Decidido entonces a buscar pareja mientras ya su esposa, la reina, entraba en agonía en Palacio, el rey lanzó una convocatoria pública, sencilla y directa: SE NECESITA MUJER JOVEN Y SALUDABLE PARA EL REY. Solo habían dos requisitos muy precisos que fueron presentados a la vista de todos por medio de una enorme hoja colocada en el muro de la entrada de la ciudad. Escrita de puño y letra del mismísimo rey, decía así:
Como es de suponer, se presentaron candidatas, no muchas. Ya hemos dicho que la población era de solo ciento ochenta y dos personas. De esa cantidad, ciento ocho eran mujeres, pero descartando a las ancianas, las niñas más pequeñas, las casadas, las tullidas y las enfermas solo quedaban disponibles doce posibles candidatas.
Probablemente la historia contada pasaría desapercibida e ignorada por la memoria de ese pueblo sino fuera porque a esas candidatas se les sumó una más, la bruja de los extramuros de la comarca. Una mujer que, hechizada siendo joven, fue despojada de sus menores hijos –luego asesinados- y castigada a envejecer sin morir. Llegado un momento de su larguísima vida, decidió optar por el ostracismo, es decir, alejarse de todos y de todo. Pero enterada de esta convocatoria nupcial, decidió recurrir a ciertos conjuros milenarios, aprendidos a la mala, para así convertirse en una agraciada y dulce muchachita, con la esperanza de casarse con el rey; quizá parir uno que otro engendro, esperar la viudez, y finalmente tomar el control total del pueblo y vengarse lenta y cruelmente de todos los pobladores que eran descendientes directos de aquellos que, mucho tiempo atrás, le dieron la maldición y la condenaron –injustamente que duda cabe- a vagar sin rumbo, y luego a escapar para evitar alguna sádica cacería.
Demás está decir que ganó el puesto de reina. Demás está decir que enviudó trece años después. Curiosamente, consideraba que habían sido trece años muy felices en los cuales compartió lecho y decisiones políticas con su amado esposo. Si bien fue buscada y provocada una decena de veces por su hijastro para gozar físicamente a espaldas de su padre, ella nunca cedió a las pasiones del muchacho. Llegó también a entablar una sólida amistad con su hijastra con quien consultaría luego muchas decisiones tras la muerte de Wilhelm, el rey. Y así pasaron muchos, muchos años.

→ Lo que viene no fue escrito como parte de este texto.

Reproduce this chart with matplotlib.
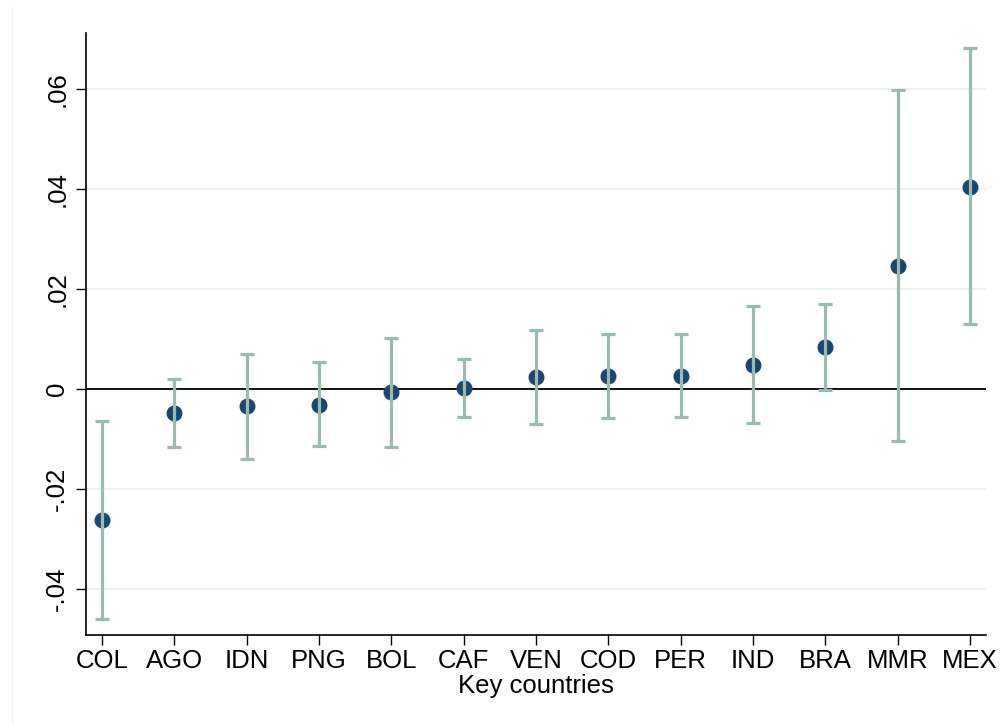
import matplotlib
matplotlib.use("Agg")
import matplotlib.pyplot as plt
from matplotlib.lines import Line2D

countries = ["COL", "AGO", "IDN", "PNG", "BOL", "CAF", "VEN", "COD", "PER", "IND", "BRA", "MMR", "MEX"]
estimate = [-0.0261, -0.0048, -0.0034, -0.0031, -0.0006, 0.0003, 0.0025, 0.0026, 0.0027, 0.0049, 0.0084, 0.0247, 0.0405]
ci_upper = [-0.0063, 0.0021, 0.0071, 0.0054, 0.0103, 0.0061, 0.0119, 0.0111, 0.0110, 0.0167, 0.0170, 0.0598, 0.0682]
ci_lower = [-0.0459, -0.0116, -0.0139, -0.0114, -0.0115, -0.0055, -0.0069, -0.0058, -0.0055, -0.0067, -0.0001, -0.0104, 0.0130]
yticks = [-0.04, -0.02, 0.0, 0.02, 0.04, 0.06]
ytick_labels = ["-.04", "-.02", "0", ".02", ".04", ".06"]

plt.rcParams['font.family'] = ['Liberation Sans', 'DejaVu Sans']

fig = plt.figure(figsize=(10.02, 7.25), dpi=100)
ax = fig.add_axes([86/1002, (725-634.7)/725, (986-86)/1002, (634.7-33)/725])

x = list(range(len(countries)))
ci_color = "#9dbab2"
pt_color = "#1a476f"

for yt in yticks:
    ax.axhline(yt, color="#eaf2f3", lw=1.5, zorder=0)
ax.axhline(0, color="black", lw=1.3, zorder=1)

ax.plot(x, estimate, "o", color=pt_color, ms=10.5, zorder=2, ls="none")
err_lo = [e - l for e, l in zip(estimate, ci_lower)]
err_hi = [u - e for e, u in zip(estimate, ci_upper)]
ax.errorbar(x, estimate, yerr=[err_lo, err_hi], fmt="none", ecolor=ci_color,
            elinewidth=2.3, capsize=5, capthick=2.3, zorder=3)

ax.set_xlim(-0.22, 12.22)
ax.set_ylim(-0.04908, 0.07126)
ax.set_xticks(x)
ax.set_xticklabels(countries, fontsize=18.5)
ax.set_yticks(yticks)
ax.set_yticklabels(ytick_labels, fontsize=18.5, rotation=90, va="center")
ax.tick_params(axis="both", length=7, width=1.0, color="black")
ax.tick_params(axis="x", pad=3)
ax.tick_params(axis="y", pad=5)
ax.set_xlabel("Key countries", fontsize=18.5, labelpad=1)

for s in ["top", "right"]:
    ax.spines[s].set_visible(False)
for s in ["left", "bottom"]:
    ax.spines[s].set_linewidth(1.2)
    ax.spines[s].set_color("black")

fig.add_artist(Line2D([12/1002, 12/1002], [0, 1 - 7/725], transform=fig.transFigure,
                      color="#eaf2f3", lw=1))

fig.savefig("out.png", dpi=100)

Cierto día, muy temprano, empezó a correr en la comarca el rumor de que la nueva reina había desaparecido. Literalmente se había hecho humo. Había dejado de verse en público. Ya para entonces las criadas y demás empleados del Palacio cuchicheaban extrañados de su repentina ausencia. Se elaboraron conjeturas: algunas graciosas y pueriles; otras, macabras y hasta trágicas.
Lo que luego ocurrió tras su desaparición es lo que cuentan hoy los historiadores y guías turísticos. Y pasaré a compartirlo con ustedes.
Meses después de desaparecer del pueblo, sucedió algo muy raro: ninguna mujer quedaba embarazada. Por más intentos realizados, ninguna lo lograba. Los hombres más impacientes se marchaban, los niños crecían y la nueva prole no aparecía. Las mujeres envejecían sin haber parido. Hasta que las últimas personas ancianas terminaron por fallecer.
El pueblo quedó desolado por largos años. Solo una loba, de cuando en cuando, era divisada a los lejos, merodeando el lugar.